1751-05-10, de Voltaire [François Marie Arouet] à Frederick II, king of Prussia.

Sire,

Si je ne suis pas court, pardonnez moy.

Hier le fidèle Darget m'aprit avec douleur qu'on parloit dans Paris de votre poème. Je viens de luy montrer les 18 lettres que je reçus hier. Elles sont de Cadix. Il n'y est pas question de vers.

Permettez que je montre à votre majesté les 6 dernières lettres de ma nièce, l'unique personne avec qui je suis en correspondance. Elles sont touttes six numérotées de sa main. Elle me parle avec confiance de vous et de tout. Si je luy avois écrit un mot du poème elle en parleroit. Je ne luy ay pas même envoyé l'énigme que j'avois faitte et que je vous ay montrée, de peur qu'elle ne la devinât.

Ce ne sont pas les confidents de vos admirables amusements qui en parlent. Je réponds de Darget et de moy.

Daignez jetter les yeux sur les endroits souslignez de ces lettres où il est question de votre majesté, de Dargens, de Potsdam, de Dammon etc.. Votre majesté n'y perdra rien. Elle verra mon innocence, mes sentiments et mes desseins.

Il y a onze mois que je suis party, je comptois en passer deux à vos pieds.

Je peux avoir en France un privilège d'imprimer le siècle de Louis 14. Je suis prest à L'imprimer à Berlin si cela vous fait plaisir, et je le demande à votre majesté.

Je ne vous flatte pas (que je sache) et vous savez par mes hardiesses sur vos beaux ouvrages si j'aime et si je dis la vérité. Je vous admire comme le plus grand homme de L'Europe, et j'ose vous chérir comme le plus aimable. Ne croyez pas que je sois icy pour une troisième raison.

Vous savez que je suis sensible. Soyez sûr que je le suis avec entousiasme à touttes vos bontez, et que votre personne fait le bonheur de ma vie.

Après vous j'aime le travail et la retraitte. Qui que ce soit icy ne se plaint de moy. Je demande à votre majesté une grâce pour ne point altérer ce bonheur que je luy dois, c'est de ne me point chasser de l'apartement qu'elle a daigné me donner à Berlin jusqu'à mon voiage à Paris.
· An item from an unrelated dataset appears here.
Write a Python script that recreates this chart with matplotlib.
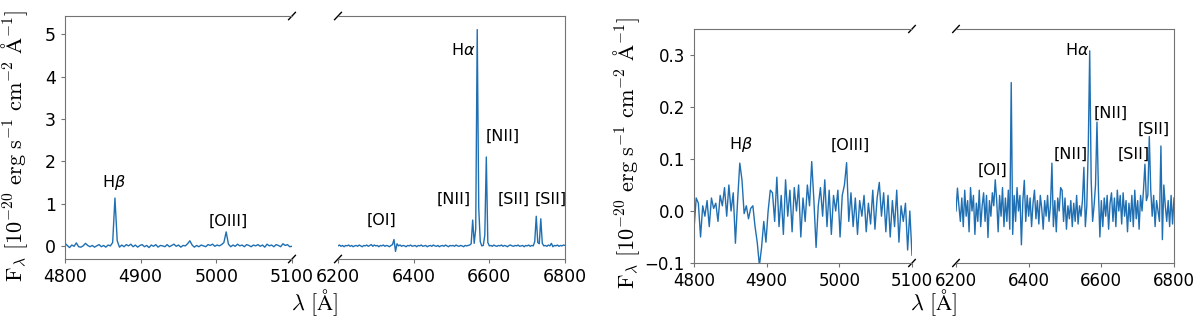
"""Broken-axis emission line spectra, two apertures side by side."""
import matplotlib
import numpy as np

matplotlib.use("Agg")
from matplotlib import pyplot as plt

# wavelength grids (Angstrom)
wave_blue = np.arange(4800, 5101, 3)
wave_red = np.arange(6200, 6801, 4)

# bright aperture, flux in 1e-20 erg/s/cm2/A
flux_a_blue = [
    0.06, 0.01, -0.04, 0.02, -0.01, 0.07, -0.02, -0.03, 0.00, 0.06,
    0.01, -0.02, 0.01, -0.03, 0.00, 0.03, -0.02, 0.01, -0.03, 0.02,
    0.00, 0.08, 1.13, 0.12, -0.03, 0.02, -0.02, 0.03, 0.00, 0.04,
    -0.02, 0.02, -0.03, 0.01, 0.03, -0.02, 0.01, -0.04, 0.02, -0.01,
    0.03, -0.03, 0.01, 0.00, -0.02, 0.03, -0.02, 0.01, 0.04, -0.01,
    0.02, -0.03, 0.01, 0.00, 0.05, 0.12, 0.02, -0.03, 0.01, -0.02,
    0.02, 0.00, -0.02, 0.03, 0.01, 0.04, -0.01, 0.02, 0.00, 0.03,
    0.08, 0.33, 0.04, -0.02, 0.02, -0.01, 0.04, 0.00, 0.02, -0.02,
    0.03, 0.01, -0.02, 0.02, 0.00, 0.03, -0.01, 0.02, -0.03, 0.04,
    0.00, 0.02, -0.02, 0.03, 0.01, -0.02, 0.05, 0.01, 0.03, -0.02,
    -0.01,
]
flux_a_red = [
    0.00, 0.02, -0.01, 0.01, -0.02, 0.01, 0.00, 0.02, -0.01, 0.01,
    -0.02, 0.00, 0.01, -0.01, 0.02, 0.00, -0.02, 0.01, 0.00, 0.02,
    -0.01, 0.01, 0.03, -0.01, 0.02, 0.00, 0.01, -0.02, 0.01, 0.00,
    0.02, -0.01, 0.01, 0.00, -0.02, 0.01, 0.03, 0.15, -0.13, 0.05,
    0.00, 0.02, -0.01, 0.01, 0.00, -0.02, 0.01, 0.00, 0.02, -0.01,
    0.00, 0.01, -0.02, 0.01, 0.00, 0.02, -0.01, 0.00, 0.01, -0.02,
    0.00, 0.01, -0.01, 0.02, 0.00, -0.01, 0.01, -0.02, 0.00, 0.01,
    -0.01, 0.02, 0.00, -0.02, 0.01, 0.00, 0.01, -0.01, 0.02, 0.00,
    -0.01, 0.01, 0.00, -0.02, 0.01, 0.00, 0.01, 0.02, 0.05, 0.61,
    0.06, 0.40, 5.11, 0.90, 0.10, 0.00, 0.01, 0.25, 2.10, 0.08,
    0.00, 0.01, -0.01, 0.02, 0.00, -0.01, 0.01, 0.00, 0.02, -0.01,
    0.01, 0.00, -0.02, 0.01, 0.02, 0.00, -0.01, 0.01, 0.00, 0.02,
    -0.01, 0.00, 0.01, -0.02, 0.01, 0.00, 0.02, -0.01, 0.01, 0.00,
    0.10, 0.70, 0.08, 0.05, 0.64, 0.06, 0.00, 0.01, -0.01, 0.02,
    0.00, 0.06, -0.02, 0.01, 0.00, 0.02, -0.01, 0.01, 0.00, 0.02,
    0.01,
]

# faint aperture
flux_b_blue = [
    -0.035, 0.025, 0.015, -0.050, 0.010, -0.010, 0.020, -0.030, 0.025, 0.005,
    0.015, -0.020, 0.030, 0.010, 0.045, -0.010, 0.050, 0.000, 0.035, -0.062,
    0.020, 0.092, 0.060, -0.005, 0.010, -0.015, 0.005, 0.010, -0.030, -0.060,
    -0.105, -0.070, -0.020, -0.060, 0.000, 0.040, 0.035, -0.020, 0.065, -0.030,
    0.030, -0.045, 0.060, -0.010, 0.040, -0.040, 0.045, 0.000, 0.050, -0.050,
    0.025, -0.020, 0.050, 0.010, 0.095, 0.020, -0.070, 0.010, 0.045, -0.010,
    0.060, -0.030, 0.040, -0.045, 0.030, 0.000, 0.040, -0.050, 0.030, 0.050,
    0.093, -0.020, 0.035, -0.030, 0.025, -0.045, 0.020, -0.010, 0.030, -0.040,
    0.015, -0.025, 0.040, -0.035, 0.025, 0.055, -0.010, 0.035, -0.040, 0.030,
    -0.050, 0.020, -0.030, 0.040, -0.060, 0.010, -0.020, 0.015, -0.075, 0.000,
    -0.085,
]
flux_b_red = [
    0.000, 0.044, 0.010, -0.020, 0.025, -0.030, 0.040, -0.010, 0.020, -0.040,
    0.045, 0.000, 0.030, -0.045, 0.015, -0.020, 0.040, -0.030, 0.010, 0.035,
    -0.020, 0.030, -0.051, 0.020, -0.010, 0.035, 0.010, 0.060, 0.020, -0.040,
    0.030, -0.010, 0.045, -0.030, 0.025, -0.020, 0.040, -0.035, 0.247, -0.045,
    0.030, -0.020, 0.045, 0.000, 0.030, -0.065, 0.020, 0.059, -0.020, 0.030,
    -0.010, 0.025, -0.030, 0.015, 0.040, -0.015, 0.020, -0.025, 0.030, 0.005,
    -0.035, 0.020, -0.010, 0.030, -0.020, 0.010, 0.092, -0.030, 0.020, -0.040,
    0.025, 0.000, 0.045, 0.040, -0.020, 0.025, -0.035, 0.010, -0.015, 0.020,
    -0.030, 0.015, -0.020, 0.030, -0.025, 0.010, -0.010, 0.020, 0.084, -0.030,
    0.010, 0.120, 0.308, 0.060, -0.020, 0.010, 0.050, 0.171, 0.040, -0.050,
    0.020, -0.030, 0.025, -0.010, 0.030, -0.035, 0.015, 0.035, -0.020, 0.025,
    -0.030, 0.040, 0.000, 0.030, -0.025, 0.035, -0.010, 0.020, -0.040, 0.015,
    -0.020, 0.030, -0.030, 0.040, -0.015, 0.020, -0.035, 0.030, 0.000, 0.040,
    0.090, 0.020, 0.030, 0.143, 0.040, -0.010, 0.030, -0.030, 0.020, 0.000,
    -0.020, 0.125, -0.055, 0.050, 0.010, -0.020, 0.020, -0.030, 0.030, -0.025,
    0.025,
]

# line labels: (text, wavelength, height)
labels_a_blue = [(r"H$\beta$", 4864, 1.50), ("[OIII]", 5016, 0.59)]
labels_a_red = [
    ("[OI]", 6314, 0.61), ("[NII]", 6505, 1.10), (r"H$\alpha$", 6530, 4.63),
    ("[NII]", 6636, 2.59), ("[SII]", 6664, 1.10), ("[SII]", 6763, 1.10),
]
labels_b_blue = [(r"H$\beta$", 4864, 0.127), ("[OIII]", 5015, 0.127)]
labels_b_red = [
    ("[OI]", 6300, 0.078), ("[NII]", 6515, 0.109), (r"H$\alpha$", 6533, 0.310),
    ("[NII]", 6625, 0.188), ("[SII]", 6688, 0.109), ("[SII]", 6743, 0.157),
]

LINE_COLOR = "#1f6fb2"
SPINE_COLOR = "0.45"
W, H = 1200, 321


def _rect(x0, x1, ytop, ybot):
    return [x0 / W, (H - ybot) / H, (x1 - x0) / W, (ybot - ytop) / H]


def _style(ax, size):
    for sp in ax.spines.values():
        sp.set_color(SPINE_COLOR)
    ax.tick_params(colors=SPINE_COLOR, labelcolor="black", labelsize=size, length=3)


def _broken_pair(fig, left_rect, right_rect, blue, red, ylim, yticks, ylabels, size):
    ax1 = fig.add_axes(left_rect)
    ax2 = fig.add_axes(right_rect)
    ax1.plot(wave_blue, blue[0], color=LINE_COLOR, linewidth=1.0)
    ax2.plot(wave_red, red[0], color=LINE_COLOR, linewidth=1.0)
    ax1.set_xlim(4800, 5100)
    ax2.set_xlim(6200, 6800)
    ax1.set_xticks([4800, 4900, 5000, 5100])
    ax2.set_xticks([6200, 6400, 6600, 6800])
    for ax in (ax1, ax2):
        ax.set_ylim(*ylim)
        _style(ax, size)
    ax1.set_yticks(yticks)
    ax1.set_yticklabels(ylabels)
    ax2.set_yticks([])
    ax1.spines["right"].set_visible(False)
    ax2.spines["left"].set_visible(False)

    for ax, labels in ((ax1, blue[1]), (ax2, red[1])):
        for text, x, y in labels:
            ax.text(x, y, text, ha="center", va="center", fontsize=11.5)

    # diagonal break marks
    d = 0.015
    kw = dict(color="k", clip_on=False, linewidth=1.0)
    ax1.plot((1 - d, 1 + d), (-d, d), transform=ax1.transAxes, **kw)
    ax1.plot((1 - d, 1 + d), (1 - d, 1 + d), transform=ax1.transAxes, **kw)
    ax2.plot((-d, d), (-d, d), transform=ax2.transAxes, **kw)
    ax2.plot((-d, d), (1 - d, 1 + d), transform=ax2.transAxes, **kw)
    return ax1, ax2


fig = plt.figure(figsize=(12, 3.21), dpi=100)

_broken_pair(
    fig, _rect(65, 292, 16, 259), _rect(338, 565, 16, 259),
    (flux_a_blue, labels_a_blue), (flux_a_red, labels_a_red),
    (-0.31, 5.43), [0, 1, 2, 3, 4, 5], ["0", "1", "2", "3", "4", "5"], 12.5,
)
_broken_pair(
    fig, _rect(694, 912, 29, 263), _rect(956, 1174, 29, 263),
    (flux_b_blue, labels_b_blue), (flux_b_red, labels_b_red),
    (-0.1, 0.35), [-0.1, 0.0, 0.1, 0.2, 0.3], ["\u22120.1", "0.0", "0.1", "0.2", "0.3"], 12,
)

ylab = r"$\mathrm{F_{\lambda}\ [10^{-20}\ erg\ s^{-1}\ cm^{-2}\ \AA^{-1}]}$"
xlab = r"$\lambda\ [\mathrm{\AA}]$"
for xc, yc, xl in ((15, 146, 315), (627, 153, 934)):
    fig.text(xc / W, 1 - yc / H, ylab, rotation=90, ha="center", va="center",
             fontsize=16, math_fontfamily="cm")
    fig.text(xl / W, 1 - 303 / H, xlab, ha="center", va="center",
             fontsize=16, math_fontfamily="cm")

fig.savefig("out.png")
plt.close(fig)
Si j'en sortois on mettroit dans les gazettes que votre majesté m'a chassé de chez elle, que je suis mal avec elle, et ce seroit une nouvelle amertume, un nouvau procez, une nouvelle justification aux yeux de L'Europe qui a les yeux fixez sur vos moindres démarches … et sur les miennes parce que je vous aproche. J'en sortirai dès qu'il viendra quelque prince dont il faudra loger la suitte et alors la chose sera honnête.

J'ay eu le malheur d'être traitté par Chazot comme le curé de Mekelbourg. On a dit alors que votre majesté ne soufriroit plus que je logeasse dans son palais de Berlin. Je n'ay pas proféré la moindre plainte contre Chazot. Je ne me plaindrai jamais de luy ny de quiconque a pu l'aigrir. J'oublie tout, je vis tranquille; je soufre mes maladies avec patience, et je suis trop heureux auprès de vous.

Si votre majesté vouloit seulement s'informer du comte de Rotembourg et de M. Jarrige comment je me suis conduit dans l'affaire d'Hirshell, elle verroit que j'ay agi en homme digne de sa protection, et digne d'être venu auprès de luy.

Mon nom ira peutêtre à la suitte du vôtre à la postérité, comme celuy de l'affranchi de Ciceron. J'espère qu'en attendant, le Ciceron, l'Horace le Marc Aurele de l'Allemagne, me fera achever ma vie en l'admirant et en le bénissant.

V.

Je suplie votre majesté de daigner me renvoyer ces lettres.